So I’m on a well-deserved cross-country road trip on my bike, and I get a slight wobble at low speeds. I’m not near anything resembling a metropolitan area. In fact, I’m out in the middle of very rural area in central Pennsylvania. It is so remote that I’m thinking that it’s not likely I’ll find a dealership able to accommodate me, or even have any parts I may need in stock, for that matter. I was wrong. I was so much more than accommodated … I was truly served.
It’s hard not to turn this into an ad for the dealership. Well, it’s not exactly a dealership, but more of a shop. It has a small showroom, but it’s well-lit, clean and even though it’s minimally stocked, they’re well represented with a pretty diverse array of product for their small size.
I was impressed with the ingenuity it must’ve taken to get that much stock into that small a space in such a manner that a claustrophobe like me wasn’t left feeling crowded. The owner, Neil, sporting a crisp clean polo shirt that complimented the showroom motif and bore the name of the store approached. He welcomed me with a smile and a warm handshake saying that he’d be right with me.
His smile, along with his obvious confidence and pride in his store, set me enough at ease to be content to wait a few minutes in total patience (a virtue not often associated with me) while he finished with the customer he was working with. A few minutes later he thanked me for waiting and asked what he could do for me.
When I described my bike’s condition and my out-of-towner dilemma, he immediately spun on his heels motioning that he’d return, and made his way toward the back. In less than a minute he returned with a tech in tow who was drying his hands as though he intended to shake mine. He did. I knew that I was in good hands by his manner and apparent concern.

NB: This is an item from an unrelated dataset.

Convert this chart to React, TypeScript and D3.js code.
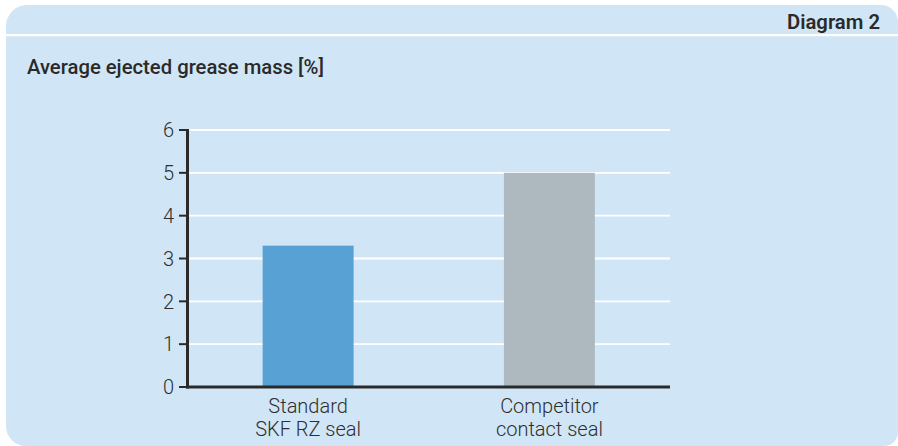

Good hands, indeed. Jeff test rode my bike, isolated the issue as the rear tire, and made me aware of my options complete with pricing and availability, etc. (They had two different tires in stock, by the way. I’ve seen many a megastore not carry enough tires). I had no question whatsoever about what I should do once he was done.
When I made my decision, he told me that he’d have to put me off for about 2 1/2 hours before he could get to it, but that he would absolutely get it done before he went home for the day. You’ve heard of under promising and over delivering, right? Well in a little less than 2 hours, they were done and the bike sat out front with a new rear tire and a bath. Even though I had two days worth of road grime on my bike, and they’d worked me into the schedule, and I wasn’t a local customer, they washed my bike! Wow!
Don’t forget now, these guys didn’t know me from Adam and didn’t recognize me from the magazine until later when I was thanking them for their exceptional service. Then, and only then, did Neil pull out his past installments that he’d shown his team. They didn’t owe me anything, and it certainly didn’t behoove them to go out of their way to impress the guy from the magazine.
I spend so much of my life helping big dealers become bigger dealers; helping them put science to magic so they can put more to the bottom line. And sometimes, quite frankly, I forget that there are just as many dealers out there working as hard as they can because they just love sharing the sport with other people.
I ran into that kind of dealer the other day in Neil and his team. It made me remember two supremely important things: One, it’s your agenda that you’re working so, just like Neil, be true to your definition of success. In Neil’s case, success is simply and honorably serving riders. The other thing I was reminded of is that as we put process to the chaos so as to help dealers grow, I pledge to always allow within that process the room to really serve the customer.